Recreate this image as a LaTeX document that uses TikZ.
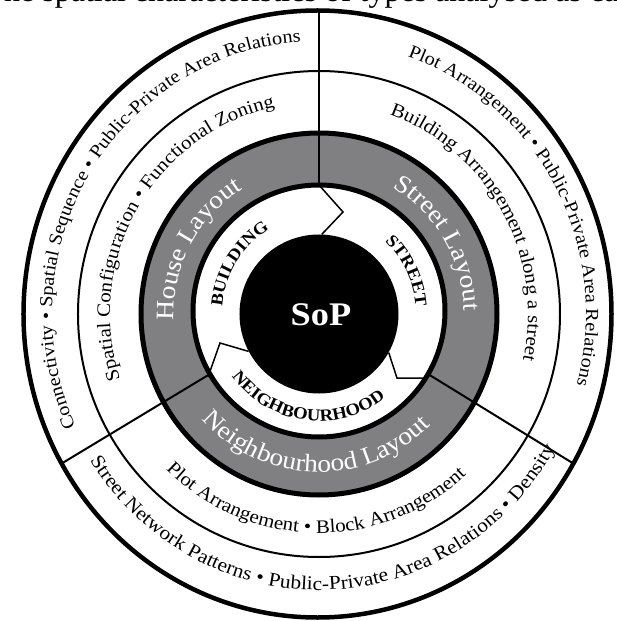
\documentclass[tikz,border=0pt]{standalone}
\usepackage{fontspec}
\setmainfont{Liberation Serif}
\newfontfamily\rf[FakeStretch=1.1]{Liberation Serif}
\usetikzlibrary{decorations.text}
\definecolor{bandgray}{RGB}{128,128,131}
\newcommand\fouter{\rf\fontsize{18.5}{18.5}\selectfont}
\newcommand\fbottom{\rf\fontsize{19.5}{19.5}\selectfont}
\newcommand\fmid{\rf\fontsize{19}{19}\selectfont}
\newcommand\fband{\rf\fontsize{25}{25}\selectfont}
\newcommand\finner{\rf\bfseries\fontsize{17}{17}\selectfont}
\tikzset{
  ringthick/.style={draw=black, line width=4.5pt},
  ringthin/.style={draw=black, line width=2pt},
  bandedge/.style={draw=black, line width=5pt},
  divider/.style={draw=black, line width=2pt},
  zigzag/.style={draw=black, line width=1.5pt, line join=miter},
  arctext/.style={decorate, decoration={text along path, text align=center, text={#1}}},
  arctextw/.style={decorate, decoration={text along path, text align=center, text color=white, text={#1}}},
}
\begin{document}
\begin{tikzpicture}[x=1pt,y=1pt]
\useasboundingbox (-319,-307) rectangle (297,314);
\clip (-319,-307) rectangle (297,314);
\fill[white] (-319,-307) rectangle (297,314);
% caption fragment at top (cut off)
\node[overlay, anchor=base west, inner sep=0, font=\fontsize{32}{32}\selectfont] (cap) at (-315,312.5) {he spatial characteristics of types analysed as ca};
% gray band
\fill[bandgray] (0,0) ellipse[x radius=178pt, y radius=181pt];
\fill[white] (0,3) ellipse[x radius=126pt, y radius=126pt];
% rings
\draw[ringthick] (-1.5,0) ellipse[x radius=294pt, y radius=303.5pt];
\draw[ringthin] (0,0) ellipse[x radius=241pt, y radius=243pt];
% coordinates on rings
\coordinate (gi90) at (0,129);
\coordinate (go90) at (0,303.5);
\coordinate (gi210) at (-109,-60);
\coordinate (go210) at (-256.5,-149);
\coordinate (gi330) at (109,-60);
\coordinate (go330) at (253.5,-149);
% radial dividers
\draw[divider] (gi90) -- (go90);
\draw[divider] (gi210) -- (go210);
\draw[divider] (gi330) -- (go330);
% band edges
\draw[bandedge] (0,0) ellipse[x radius=178pt, y radius=181pt];
\draw[bandedge] (0,3) ellipse[x radius=126pt, y radius=126pt];
% core
\node[circle, fill=black, minimum size=159pt, inner sep=0] (sop) at (0,0) {};
\node[anchor=base, inner sep=0, text=white, font=\rf\bfseries\fontsize{33}{33}\selectfont] (soplabel) at (2,-11) {SoP};
% zigzags
\coordinate (zt1) at (24,102);
\coordinate (zl0) at (-111,-63);
\coordinate (zl1) at (-99,-29);
\coordinate (zr0) at (108,-64);
\coordinate (zr1) at (78,-64);
\draw[zigzag] (gi90) -- (zt1) -- (sop.88);
\draw[zigzag] (zl0) -- (zl1) -- (sop.208);
\draw[zigzag] (zr0) -- (zr1) -- (sop.331);
% outer ring texts
\path[arctext={|\fouter|Connectivity • Spatial Sequence • Public-Private Area Relations}]
  (225:267pt and 273pt) arc[start angle=225, end angle=73, x radius=267pt, y radius=273pt];
\path[arctext={|\fouter|Plot Arrangement • Public-Private Area Relations}]
  (100:267pt and 273pt) arc[start angle=100, end angle=-44, x radius=267pt, y radius=273pt];
\path[arctext={|\fbottom|Street Network Patterns • Public-Private Area Relations • Density}]
  (196.5:270pt and 276pt) arc[start angle=196.5, end angle=346.5, x radius=270pt, y radius=276pt];
% middle ring texts
\path[arctext={|\fmid|Spatial Configuration • Functional Zoning}]
  (215:209pt and 212pt) arc[start angle=215, end angle=85, x radius=209pt, y radius=212pt];
\path[arctext={|\fmid|Building Arrangement along a street}]
  (94:209pt and 212pt) arc[start angle=94, end angle=-36, x radius=209pt, y radius=212pt];
\path[arctext={|\fmid|Plot Arrangement • Block Arrangement}]
  (204:217pt and 219pt) arc[start angle=204, end angle=334, x radius=217pt, y radius=219pt];
% band texts
\path[arctextw={|\fband|House Layout}]
  (207:145pt and 147pt) arc[start angle=207, end angle=97, x radius=145pt, y radius=147pt];
\path[arctextw={|\fband|Street Layout}]
  (85.5:145pt and 147pt) arc[start angle=85.5, end angle=-24.5, x radius=145pt, y radius=147pt];
\path[arctextw={|\fband|Neighbourhood Layout}]
  (208.5:157pt and 158pt) arc[start angle=208.5, end angle=328.5, x radius=157pt, y radius=158pt];
% inner texts
\path[arctext={|\finner|BUILDING}]
  (198:97pt and 99pt) arc[start angle=198, end angle=98, x radius=97pt, y radius=99pt];
\path[arctext={|\finner|STREET}]
  (76:97pt and 99pt) arc[start angle=76, end angle=-24, x radius=97pt, y radius=99pt];
\path[arctext={|\finner|NEIGHBOURHOOD}]
  (197:107pt and 107pt) arc[start angle=197, end angle=327, x radius=107pt, y radius=107pt];
\end{tikzpicture}
\end{document}
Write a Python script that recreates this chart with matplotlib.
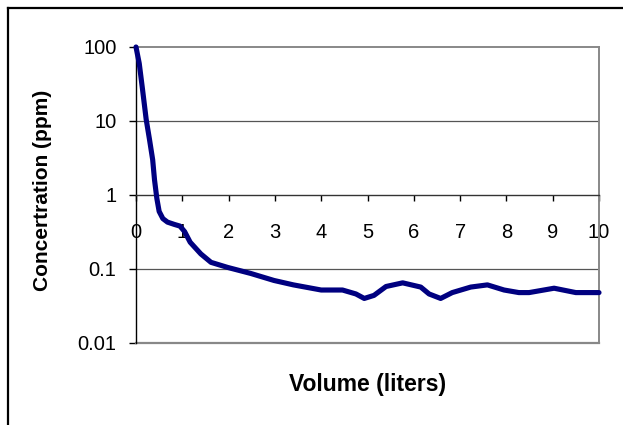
import matplotlib
matplotlib.use("Agg")
import matplotlib.pyplot as plt
from matplotlib.lines import Line2D
from matplotlib.ticker import FixedLocator, FixedFormatter

# ---- data ----
volume = [0, 0.07, 0.14, 0.22, 0.29, 0.36, 0.40, 0.45, 0.50, 0.58, 0.68, 0.83,
          0.95, 1.05, 1.17, 1.4, 1.62, 1.98, 2.48, 2.98, 3.4, 4.0, 4.46, 4.75, 4.93,
          5.14, 5.4, 5.76, 6.15, 6.33, 6.58, 6.83, 7.23, 7.59, 7.95, 8.27, 8.49,
          9.03, 9.5, 10]
concentration = [100, 60, 27, 10.5, 5.7, 3.0, 1.6, 0.9, 0.6, 0.48, 0.43, 0.40,
                 0.38, 0.32, 0.23, 0.16, 0.123, 0.105, 0.087, 0.070, 0.061, 0.052, 0.052,
                 0.046, 0.040, 0.044, 0.058, 0.065, 0.057, 0.046, 0.040, 0.048,
                 0.057, 0.061, 0.052, 0.048, 0.048, 0.055, 0.048, 0.048]
x_ticks = [0, 1, 2, 3, 4, 5, 6, 7, 8, 9, 10]
y_ticks = [0.01, 0.1, 1, 10, 100]
y_tick_labels = ["0.01", "0.1", "1", "10", "100"]
x_label = "Volume (liters)"
y_label = "Concertration (ppm)"

plt.rcParams['font.family'] = ['Liberation Sans', 'DejaVu Sans']

W, H = 623, 425
fig = plt.figure(figsize=(W / 100, H / 100), dpi=100)
fig.patch.set_facecolor('white')

L, R, T, B = 136, 599, 47, 343
ax = fig.add_axes([L / W, 1 - B / H, (R - L) / W, (B - T) / H])
ax.set_yscale('log')
ax.set_xlim(0, 10)
ax.set_ylim(0.01, 100)

# gridlines
for v in [0.1, 10]:
    ax.axhline(v, color='#555555', lw=0.9, zorder=1)

# frame
for s in ['top', 'right']:
    ax.spines[s].set_color('#888888')
    ax.spines[s].set_linewidth(1.4)
ax.spines['left'].set_color('black')
ax.spines['left'].set_linewidth(1.0)
ax.spines['bottom'].set_position(('data', 1))
ax.spines['bottom'].set_color('#333333')
ax.spines['bottom'].set_linewidth(1.0)
ax.axhline(0.01, color='#888888', lw=1.6, clip_on=False, zorder=2)

ax.plot(volume, concentration, color='#000080', lw=3.7,
        solid_capstyle='round', solid_joinstyle='round', zorder=3, clip_on=False)

ax.xaxis.set_major_locator(FixedLocator(x_ticks))
ax.set_xticklabels([str(t) for t in x_ticks])
ax.yaxis.set_major_locator(FixedLocator(y_ticks))
ax.yaxis.set_major_formatter(FixedFormatter(y_tick_labels))
ax.yaxis.set_minor_locator(FixedLocator([]))
ax.tick_params(axis='x', direction='out', length=4, width=1, color='black',
               labelsize=14.5, pad=16)
ax.tick_params(axis='y', direction='out', length=5, width=1, color='black',
               labelsize=14.5, pad=9)

# axis titles
fig.text(368 / W, 1 - 384 / H, x_label, ha='center', va='center',
         fontsize=16.5, fontweight='bold')
fig.text(43 / W, 1 - 190 / H, y_label, ha='center', va='center',
         rotation=90, fontsize=15, fontweight='bold')

# outer chart border (partially visible)
bx, by = 8 / W, 1 - 8 / H
fig.add_artist(Line2D([bx, 1.0], [by, by], transform=fig.transFigure,
                      color='black', lw=1.6))
fig.add_artist(Line2D([bx, bx], [0, by], transform=fig.transFigure,
                      color='black', lw=1.6))

fig.savefig('out.png', dpi=100)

Exercise task: Drop the images and output only the lines from the one that contains "Write a Python" to the one that contains "from matplotlib.ticker import", both included.

Solution to this exercise:
Write a Python script that recreates this chart with matplotlib.
import matplotlib
matplotlib.use("Agg")
import matplotlib.pyplot as plt
from matplotlib.lines import Line2D
from matplotlib.ticker import FixedLocator, FixedFormatter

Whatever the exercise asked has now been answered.